The weather was increasing throughout the afternoon as the swells that grew deeper blossomed into white caps. The ocean was beginning to cast itself from off the bow and across the main deck. Dave was assigned to rig the storm lifelines along the side rails, so I assisted him.
Dave installed a few stanchions that supported a taut line that ran about seven feet off the deck. He then told me how to form a safety net by running line up and down in a V‑pattern, securing each end with clove hitches. At times, I was getting doused by ocean spray as I concentrated on my task, until we finished filling in the gaps.
The urgency of the situation was enough to help snap me out of the worst of my seagoing paralysis. With the wind picking up and water washing across the deck, care was needed to keep a hand for the ship to avoid losing my balance.
When we were done, persons on board had more protection from getting washed overboard. I was awarded with the sense that I was doing something important and useful, beyond the normal routine.
That evening the crew did battle with some nasty weather, working under the cover of darkness. Alix was our watch leader and a great encouragement to us all. She was wise, experienced and good humored. During the early hours of the morning, Alix’s watch section was sent aloft to take in some reefs and directed to set up the main staysail for stability.
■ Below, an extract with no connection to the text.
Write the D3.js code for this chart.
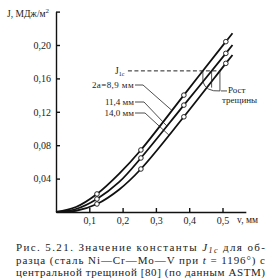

Watching the others high in the tops amidst the eeriness of the green and red running lights gave me a sense of awe of their courage, agility, and experience, if not downright audacity. It was difficult enough for me to find the right line during the day when there was light, but to find things at night was a true test of ones familiarity with the ship’s rigging. Sometimes I could hear the others calling out from above, but couldn’t see them through the darkness.
Still handicapped by seasickness, but mainly from inexperience, I watched and assisted from the security of the deck. The gusty winds and roll of the ship threatened to catch anyone careless with their footing. This made watching Billy, another crew member in Alix’s watch, all the more incredible as he moved from one precarious looking position to another, breaking out the mainstaysail from its stowed position along the foremast.
Hauling up a sail on a ship takes some serious brawn, but, unlike the old men‑of‑war that usually had massive manpower at their disposal, this ship had to do it with only the handful of dedicated crew that stood every watch.
As sunrise approached during the 0400 to 0800, the weather became more severe. As I lay in my bunk below, feeling the uneasy movement of the ship, I could hear the exertions of the watch reefing in more sails during a slashing rain squall. The crew of my watch were probably out there giving their mates some extra hands.